▶ [Instruction]
Take the lines from the top down to and including the one with "plt.rcParams['mathtext.it'] = 'Liberation" and repeat them exactly. Omit images.
[Dataset section start]
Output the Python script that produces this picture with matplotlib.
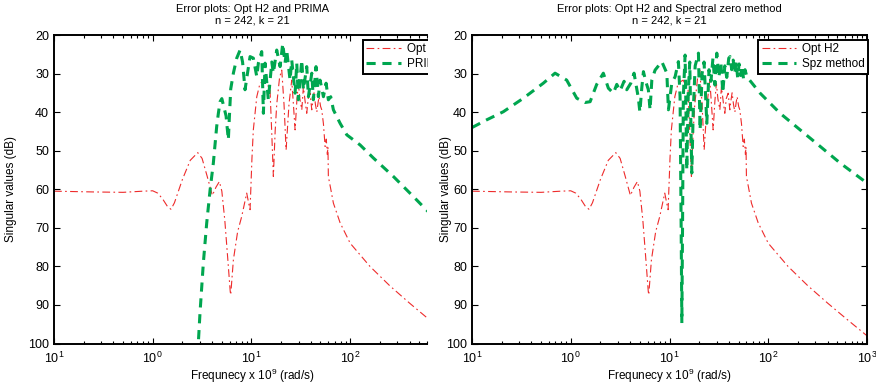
import numpy as np
import matplotlib
matplotlib.use("Agg")
import matplotlib.pyplot as plt
from matplotlib.patches import Rectangle
from matplotlib.ticker import FixedLocator, FixedFormatter, LogLocator, NullFormatter

plt.rcParams['font.family'] = ['Liberation Sans', 'DejaVu Sans']
plt.rcParams['mathtext.fontset'] = 'custom'
plt.rcParams['mathtext.rm'] = 'Liberation Sans'
plt.rcParams['mathtext.it'] = 'Liberation Sans:italic'

# --- data (log10 of frequency x 1e9 rad/s, singular values in dB) ---
opt_log_f = [-1.0, -0.6, -0.3, -0.1, 0.0, 0.05, 0.1, 0.15, 0.185, 0.22, 0.3, 0.38,
             0.456, 0.5, 0.55, 0.604, 0.64, 0.675, 0.7, 0.73, 0.76, 0.785, 0.79, 0.80,
             0.817, 0.86, 0.901, 0.952, 0.975, 0.986, 1.005, 1.019, 1.054, 1.087, 1.138,
             1.188, 1.205, 1.222, 1.24, 1.256, 1.285, 1.307, 1.33, 1.351, 1.38, 1.408,
             1.425, 1.442, 1.46, 1.475, 1.49, 1.51, 1.526, 1.545, 1.56, 1.575, 1.594,
             1.611, 1.622, 1.634, 1.648, 1.662, 1.675, 1.685, 1.70, 1.712, 1.729, 1.746,
             1.758, 1.769, 1.775, 1.779, 1.80, 1.83, 1.898, 2.0, 2.2, 2.4, 2.6, 2.8, 3.0]
opt_db = [60.5, 60.7, 60.8, 60.5, 60.4, 61.0, 62.5, 64.5, 65.2, 63.5, 57.5, 52.5,
          50.5, 52.0, 56.5, 61.6, 59.5, 58.0, 60.5, 68.0, 78.0, 86.5, 87.4, 84.0,
          78.3, 71.0, 67.1, 61.0, 64.0, 65.3, 52.0, 44.6, 36.0, 32.5, 31.7,
          34.2, 45.0, 56.7, 45.0, 38.0, 31.0, 29.1, 38.0, 49.8, 38.0, 31.7,
          38.0, 44.6, 37.0, 32.5, 36.5, 39.4, 33.4, 37.5, 40.3, 36.5, 35.1,
          39.4, 37.0, 35.0, 38.0, 40.0, 37.5, 36.0, 38.5, 39.4, 43.0, 48.9,
          47.0, 51.0, 49.0, 56.7, 59.5, 63.6, 68.7, 74.0, 80.0, 85.0, 89.5, 93.8, 98.0]

prima_log_f = [0.455, 0.479, 0.513, 0.547, 0.581, 0.614, 0.648, 0.665, 0.682, 0.70,
               0.743, 0.766, 0.775, 0.79, 0.817, 0.851, 0.885, 0.91, 0.935, 0.96,
               0.986, 1.019, 1.054, 1.07, 1.104, 1.121, 1.138, 1.171, 1.206, 1.222,
               1.256, 1.29, 1.317, 1.34, 1.357, 1.391, 1.408, 1.442, 1.459, 1.475,
               1.51, 1.526, 1.56, 1.577, 1.611, 1.627, 1.654, 1.678, 1.695, 1.729,
               1.756, 1.779, 1.803, 1.83, 1.898, 1.966, 2.1, 2.235, 2.438, 2.64, 2.77, 3.0]
prima_db = [103.0, 92.0, 79.0, 68.7, 60.2, 53.2, 43.7, 40.3, 37.3, 36.5,
            41.0, 47.2, 42.0, 34.0, 29.9, 26.0, 23.9, 27.0, 34.2, 29.9,
            25.6, 26.0, 30.8, 27.3, 24.3, 40.3, 27.3, 36.8, 27.0, 29.9,
            23.9, 28.2, 22.2, 27.3, 23.9, 31.7, 26.5, 35.1, 27.3, 36.8,
            26.5, 34.2, 28.2, 36.0, 29.9, 36.8, 28.2, 36.0, 31.7, 36.0,
            32.5, 36.8, 36.0, 39.4, 42.9, 45.9, 48.5, 51.9, 56.7, 61.9, 65.3, 71.0]

spz_log_f = [-1.0, -0.851, -0.683, -0.48, -0.278, -0.159, -0.041, 0.061, 0.145, 0.196,
             0.263, 0.33, 0.381, 0.432, 0.466, 0.499, 0.54, 0.567, 0.608, 0.641,
             0.685, 0.70, 0.719, 0.736, 0.76, 0.786, 0.803, 0.821, 0.854, 0.922,
             0.973, 0.989, 1.023, 1.057, 1.09, 1.107, 1.118, 1.125, 1.132, 1.14,
             1.158, 1.167, 1.175, 1.19, 1.205, 1.218, 1.226, 1.24, 1.26, 1.293,
             1.31, 1.33, 1.35, 1.378, 1.40, 1.42, 1.44, 1.46, 1.479, 1.50,
             1.52, 1.54, 1.56, 1.58, 1.60, 1.614, 1.63, 1.645, 1.66, 1.675,
             1.69, 1.705, 1.72, 1.735, 1.75, 1.765, 1.783, 1.918, 2.12, 2.323,
             2.526, 2.728, 3.0]
spz_db = [44.0, 42.0, 39.9, 36.4, 32.5, 29.9, 31.7, 36.4, 37.5, 37.3,
          32.8, 29.9, 33.8, 35.1, 32.8, 34.5, 32.0, 34.2, 32.5, 29.9,
          36.4, 40.0, 33.8, 29.5, 32.1, 34.2, 39.4, 31.7, 29.1, 26.9,
          29.9, 39.4, 32.5, 30.8, 26.9, 36.0, 70.0, 94.7, 70.0, 36.0,
          25.2, 40.0, 55.0, 35.0, 27.0, 45.0, 55.8, 40.0, 28.0, 24.7,
          44.6, 30.0, 27.0, 42.9, 29.0, 32.0, 26.0, 33.0, 24.7, 31.0,
          27.0, 35.0, 28.0, 31.0, 26.0, 25.6, 29.0, 26.5, 30.0, 27.0,
          31.0, 27.5, 30.5, 28.0, 31.5, 29.0, 30.8, 35.1, 40.3, 44.6,
          48.9, 53.2, 58.4]

red = '#ee2b2b'
green = '#00a64f'

W, H = 876, 387
fig = plt.figure(figsize=(W / 100, H / 100), dpi=100)
ax_bottom = 1 - 343.5 / H
ax_height = 308.5 / H
ax1 = fig.add_axes([54 / W, ax_bottom, 373 / W, ax_height])
ax2 = fig.add_axes([472 / W, ax_bottom, 395 / W, ax_height])


def style_axes(ax, xmax, ticks, ticklabels, right_box=True):
    ax.set_xscale('log')
    ax.set_xlim(0.1, xmax)
    ax.set_ylim(100, 20)
    ax.set_yticks([20, 30, 40, 50, 60, 70, 80, 90, 100])
    ax.xaxis.set_major_locator(FixedLocator(ticks))
    ax.xaxis.set_major_formatter(FixedFormatter(ticklabels))
    ax.xaxis.set_minor_locator(LogLocator(base=10, subs=np.arange(2, 10)))
    ax.xaxis.set_minor_formatter(NullFormatter())
    ax.tick_params(which='both', direction='in', top=True, right=right_box,
                   labelsize=9, width=0.8)
    ax.tick_params(which='major', length=4)
    ax.tick_params(which='minor', length=2.5)
    ax.tick_params(axis='x', pad=5)
    for s in ax.spines.values():
        s.set_linewidth(1.4)
    if not right_box:
        ax.spines['right'].set_visible(False)


legend_kw = dict(loc='upper right', borderaxespad=0, fontsize=8.5, handlelength=2.9,
                 labelspacing=0.25, borderpad=0.3, handletextpad=0.5,
                 fancybox=False, framealpha=1, edgecolor='black')

# left panel: Opt H2 vs PRIMA
ax1.plot(10 ** np.array(opt_log_f), opt_db, color=red, lw=0.8, dashes=(7, 3, 1.5, 3), label='Opt H2')
ax1.plot(10 ** np.array(prima_log_f), prima_db, color=green, lw=2.2, dashes=(3, 2.2), label='PRIMA')
style_axes(ax1, 600, [0.1, 1, 10, 100], ['$10^{1}$', '$10^{0}$', '$10^{1}$', '$10^{2}$'], right_box=False)
ax1.set_title('Error plots: Opt H2 and PRIMA\nn = 242, k = 21', fontsize=8, x=0.531, pad=8, linespacing=1.2)
ax1.set_xlabel('Frequnecy x 10$^9$ (rad/s)', fontsize=8.5)
ax1.xaxis.set_label_coords(0.531, -0.075)
ax1.set_ylabel('Singular values (dB)', fontsize=8.5)
ax1.yaxis.set_label_coords(-0.098, 0.5)
leg1 = ax1.legend(bbox_to_anchor=(1.055, 0.984), **legend_kw)
leg1.get_frame().set_linewidth(1.4)

# right panel: Opt H2 vs spectral zero method
ax2.plot(10 ** np.array(opt_log_f), opt_db, color=red, lw=0.8, dashes=(7, 3, 1.5, 3), label='Opt H2')
ax2.plot(10 ** np.array(spz_log_f), spz_db, color=green, lw=2.2, dashes=(3, 2.2), label='Spz method')
style_axes(ax2, 1000, [0.1, 1, 10, 100, 1000],
           ['$10^{1}$', '$10^{0}$', '$10^{1}$', '$10^{2}$', '$10^{3}$'])
ax2.set_title('Error plots: Opt H2 and Spectral zero method\nn = 242, k = 21', fontsize=8, pad=8, linespacing=1.2)
ax2.set_xlabel('Frequnecy x 10$^9$ (rad/s)', fontsize=8.5)
ax2.xaxis.set_label_coords(0.5, -0.075)
ax2.set_ylabel('Singular values (dB)', fontsize=8.5)
ax2.yaxis.set_label_coords(-0.05, 0.5)
leg2 = ax2.legend(bbox_to_anchor=(1.003, 0.984), **legend_kw)
leg2.get_frame().set_linewidth(1.4)

# the left panel is cut off at its right side in the source page
fig.patches.append(Rectangle((427.5 / W, 1 - 78 / H), 24 / W, 41 / H,
                             transform=fig.transFigure, facecolor='white',
                             edgecolor='none', zorder=10))

fig.savefig('out.png', dpi=100)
[Dataset section end]
▶ [Answer below]
Output the Python script that produces this picture with matplotlib.
import numpy as np
import matplotlib
matplotlib.use("Agg")
import matplotlib.pyplot as plt
from matplotlib.patches import Rectangle
from matplotlib.ticker import FixedLocator, FixedFormatter, LogLocator, NullFormatter

plt.rcParams['font.family'] = ['Liberation Sans', 'DejaVu Sans']
plt.rcParams['mathtext.fontset'] = 'custom'
plt.rcParams['mathtext.rm'] = 'Liberation Sans'
plt.rcParams['mathtext.it'] = 'Liberation Sans:italic'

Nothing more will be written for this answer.